-- Required work --
Leave the pictures out and retype the lines from the beginning through the line with "3.3, 1.8, 2.7, 0.1, 9.9, -2.6, 4.6, 1.6]", both ends included.

-- Given data --
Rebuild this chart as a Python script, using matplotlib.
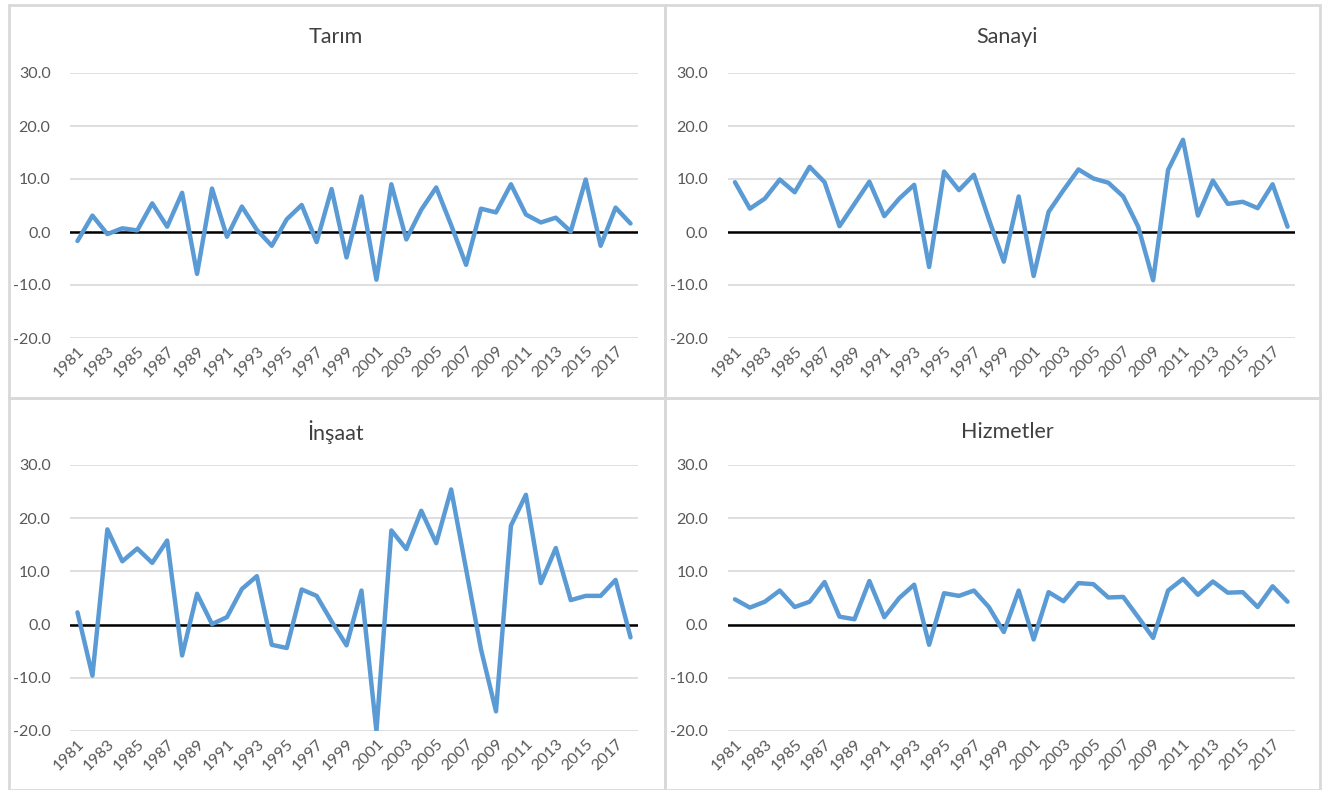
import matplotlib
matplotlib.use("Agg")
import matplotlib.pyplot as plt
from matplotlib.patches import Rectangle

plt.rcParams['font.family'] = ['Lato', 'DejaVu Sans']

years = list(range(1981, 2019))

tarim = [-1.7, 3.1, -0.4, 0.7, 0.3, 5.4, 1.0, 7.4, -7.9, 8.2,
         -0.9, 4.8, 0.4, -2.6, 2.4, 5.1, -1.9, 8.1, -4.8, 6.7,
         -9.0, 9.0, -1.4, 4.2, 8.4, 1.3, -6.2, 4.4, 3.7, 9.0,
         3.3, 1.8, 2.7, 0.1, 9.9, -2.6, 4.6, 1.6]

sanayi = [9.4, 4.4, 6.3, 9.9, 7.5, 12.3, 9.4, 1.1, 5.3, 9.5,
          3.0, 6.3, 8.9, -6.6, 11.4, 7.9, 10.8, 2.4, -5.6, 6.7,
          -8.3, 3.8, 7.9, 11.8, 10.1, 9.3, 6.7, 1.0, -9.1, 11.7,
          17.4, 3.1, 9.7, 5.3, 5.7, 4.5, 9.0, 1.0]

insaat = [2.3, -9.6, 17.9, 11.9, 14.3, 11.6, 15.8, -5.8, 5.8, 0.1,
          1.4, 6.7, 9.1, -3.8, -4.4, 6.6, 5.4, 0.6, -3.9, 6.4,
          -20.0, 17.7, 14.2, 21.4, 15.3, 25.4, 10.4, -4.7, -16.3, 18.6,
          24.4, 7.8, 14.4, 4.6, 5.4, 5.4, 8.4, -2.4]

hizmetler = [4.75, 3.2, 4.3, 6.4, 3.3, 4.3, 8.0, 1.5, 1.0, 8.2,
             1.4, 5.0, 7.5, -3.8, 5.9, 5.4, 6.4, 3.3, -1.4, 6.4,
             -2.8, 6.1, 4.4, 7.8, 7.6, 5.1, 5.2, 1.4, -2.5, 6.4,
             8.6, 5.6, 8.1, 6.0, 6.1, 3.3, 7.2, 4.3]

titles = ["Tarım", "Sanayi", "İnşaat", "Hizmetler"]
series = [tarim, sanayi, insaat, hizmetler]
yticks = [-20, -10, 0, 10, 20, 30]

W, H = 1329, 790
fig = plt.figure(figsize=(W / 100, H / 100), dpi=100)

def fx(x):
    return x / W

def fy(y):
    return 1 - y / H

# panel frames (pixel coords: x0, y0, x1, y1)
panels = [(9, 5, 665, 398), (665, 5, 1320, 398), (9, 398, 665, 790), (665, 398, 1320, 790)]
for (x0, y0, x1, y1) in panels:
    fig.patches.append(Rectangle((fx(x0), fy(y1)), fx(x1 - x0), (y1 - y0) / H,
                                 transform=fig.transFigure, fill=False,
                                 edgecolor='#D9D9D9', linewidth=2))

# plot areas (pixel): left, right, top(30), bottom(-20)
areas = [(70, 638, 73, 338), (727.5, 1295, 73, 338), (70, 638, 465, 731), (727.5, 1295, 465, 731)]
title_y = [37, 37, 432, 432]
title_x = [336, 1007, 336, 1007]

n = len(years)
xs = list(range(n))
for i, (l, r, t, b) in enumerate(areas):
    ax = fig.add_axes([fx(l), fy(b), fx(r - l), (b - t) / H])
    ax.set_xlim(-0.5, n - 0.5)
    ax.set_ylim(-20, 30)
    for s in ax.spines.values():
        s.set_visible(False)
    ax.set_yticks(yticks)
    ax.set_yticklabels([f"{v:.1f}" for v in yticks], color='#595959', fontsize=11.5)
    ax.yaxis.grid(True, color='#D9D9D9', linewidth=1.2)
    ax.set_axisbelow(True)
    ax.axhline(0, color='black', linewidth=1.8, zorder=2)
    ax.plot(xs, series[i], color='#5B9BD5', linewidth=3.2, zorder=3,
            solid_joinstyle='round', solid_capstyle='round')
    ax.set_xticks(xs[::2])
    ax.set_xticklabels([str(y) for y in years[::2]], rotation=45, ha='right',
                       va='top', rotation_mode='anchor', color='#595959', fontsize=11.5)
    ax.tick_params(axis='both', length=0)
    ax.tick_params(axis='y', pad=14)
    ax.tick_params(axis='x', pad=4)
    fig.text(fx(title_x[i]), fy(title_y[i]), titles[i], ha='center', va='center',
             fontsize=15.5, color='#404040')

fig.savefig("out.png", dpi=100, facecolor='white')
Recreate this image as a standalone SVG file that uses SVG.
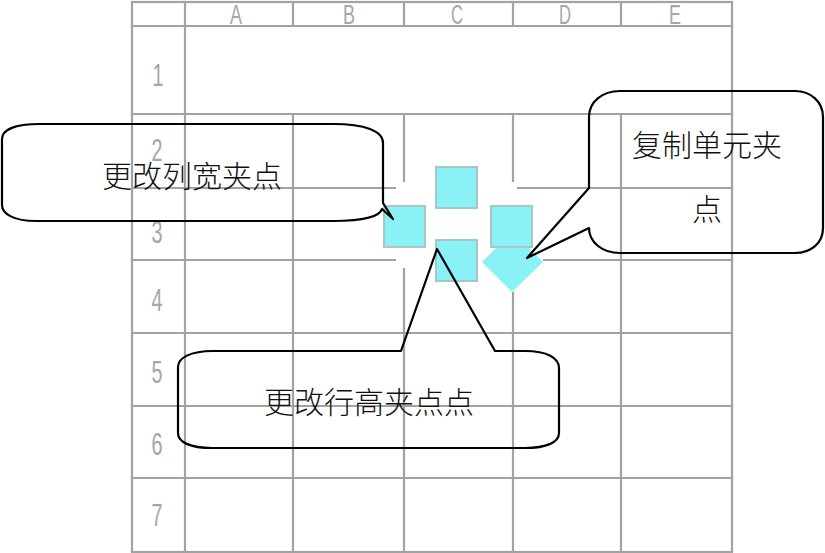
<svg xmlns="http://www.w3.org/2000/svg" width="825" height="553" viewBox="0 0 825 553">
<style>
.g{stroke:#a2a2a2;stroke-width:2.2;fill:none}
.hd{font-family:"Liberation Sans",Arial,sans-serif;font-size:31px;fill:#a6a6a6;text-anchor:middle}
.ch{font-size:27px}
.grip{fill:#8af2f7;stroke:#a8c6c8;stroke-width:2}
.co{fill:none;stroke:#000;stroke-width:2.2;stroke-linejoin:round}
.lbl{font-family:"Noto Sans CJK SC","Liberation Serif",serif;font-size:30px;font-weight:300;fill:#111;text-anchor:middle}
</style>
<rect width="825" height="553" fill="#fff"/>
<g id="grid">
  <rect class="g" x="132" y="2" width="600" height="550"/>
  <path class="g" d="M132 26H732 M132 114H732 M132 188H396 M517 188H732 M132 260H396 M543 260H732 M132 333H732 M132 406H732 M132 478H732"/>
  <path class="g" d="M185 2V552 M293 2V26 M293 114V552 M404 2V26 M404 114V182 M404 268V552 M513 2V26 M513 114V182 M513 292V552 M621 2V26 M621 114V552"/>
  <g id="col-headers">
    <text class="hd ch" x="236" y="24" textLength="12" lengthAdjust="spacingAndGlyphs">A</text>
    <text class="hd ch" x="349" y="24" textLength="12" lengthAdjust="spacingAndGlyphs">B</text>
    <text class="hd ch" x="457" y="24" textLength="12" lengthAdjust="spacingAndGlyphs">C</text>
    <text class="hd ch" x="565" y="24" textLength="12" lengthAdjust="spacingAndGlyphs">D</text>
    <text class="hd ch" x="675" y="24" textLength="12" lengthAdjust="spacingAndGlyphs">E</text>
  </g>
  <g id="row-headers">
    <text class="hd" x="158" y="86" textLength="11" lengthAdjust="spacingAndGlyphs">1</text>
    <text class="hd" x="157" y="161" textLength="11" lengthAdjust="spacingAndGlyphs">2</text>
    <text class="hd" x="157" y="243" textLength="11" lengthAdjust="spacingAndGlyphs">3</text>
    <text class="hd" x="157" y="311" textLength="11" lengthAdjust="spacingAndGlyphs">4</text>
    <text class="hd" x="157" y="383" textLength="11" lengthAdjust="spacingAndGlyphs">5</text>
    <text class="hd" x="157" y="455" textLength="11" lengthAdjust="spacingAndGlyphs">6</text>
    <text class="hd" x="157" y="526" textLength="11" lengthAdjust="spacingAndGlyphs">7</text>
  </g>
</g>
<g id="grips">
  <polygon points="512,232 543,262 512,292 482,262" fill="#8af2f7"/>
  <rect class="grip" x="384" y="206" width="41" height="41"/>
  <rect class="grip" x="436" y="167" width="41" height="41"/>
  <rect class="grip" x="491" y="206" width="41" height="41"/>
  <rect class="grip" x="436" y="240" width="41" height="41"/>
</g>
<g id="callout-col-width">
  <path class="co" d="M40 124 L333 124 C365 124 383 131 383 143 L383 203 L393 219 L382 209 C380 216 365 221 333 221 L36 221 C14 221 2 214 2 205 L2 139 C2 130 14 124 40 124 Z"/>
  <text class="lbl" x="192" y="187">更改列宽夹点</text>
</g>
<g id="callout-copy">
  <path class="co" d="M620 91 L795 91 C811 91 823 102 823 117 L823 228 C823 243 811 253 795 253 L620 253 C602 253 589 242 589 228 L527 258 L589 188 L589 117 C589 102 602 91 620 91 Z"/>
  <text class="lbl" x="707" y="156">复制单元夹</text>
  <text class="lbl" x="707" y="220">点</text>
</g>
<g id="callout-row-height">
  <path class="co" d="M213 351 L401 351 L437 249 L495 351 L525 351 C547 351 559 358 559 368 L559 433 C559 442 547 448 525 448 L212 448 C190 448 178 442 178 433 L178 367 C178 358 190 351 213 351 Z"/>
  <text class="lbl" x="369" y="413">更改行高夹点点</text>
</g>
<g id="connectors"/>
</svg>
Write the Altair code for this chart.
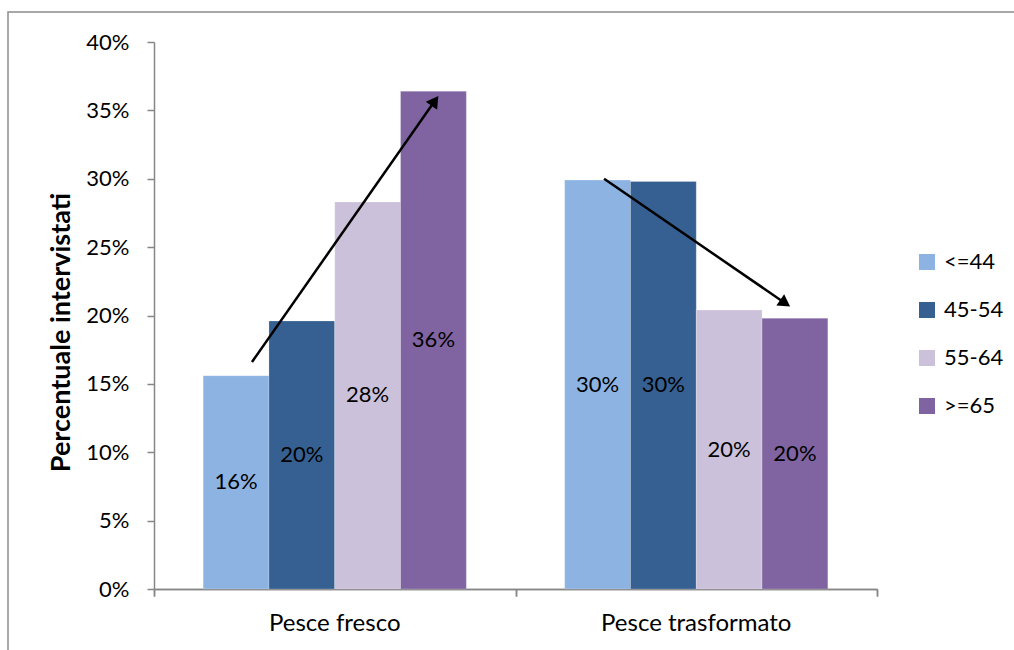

-- Full output --
Rebuild this chart as a Python script, using matplotlib.
import matplotlib
matplotlib.use("Agg")
import matplotlib.pyplot as plt
from matplotlib.patches import Rectangle

plt.rcParams['font.family'] = ['Lato', 'DejaVu Sans']

years = list(range(1981, 2019))

tarim = [-1.7, 3.1, -0.4, 0.7, 0.3, 5.4, 1.0, 7.4, -7.9, 8.2,
         -0.9, 4.8, 0.4, -2.6, 2.4, 5.1, -1.9, 8.1, -4.8, 6.7,
         -9.0, 9.0, -1.4, 4.2, 8.4, 1.3, -6.2, 4.4, 3.7, 9.0,
         3.3, 1.8, 2.7, 0.1, 9.9, -2.6, 4.6, 1.6]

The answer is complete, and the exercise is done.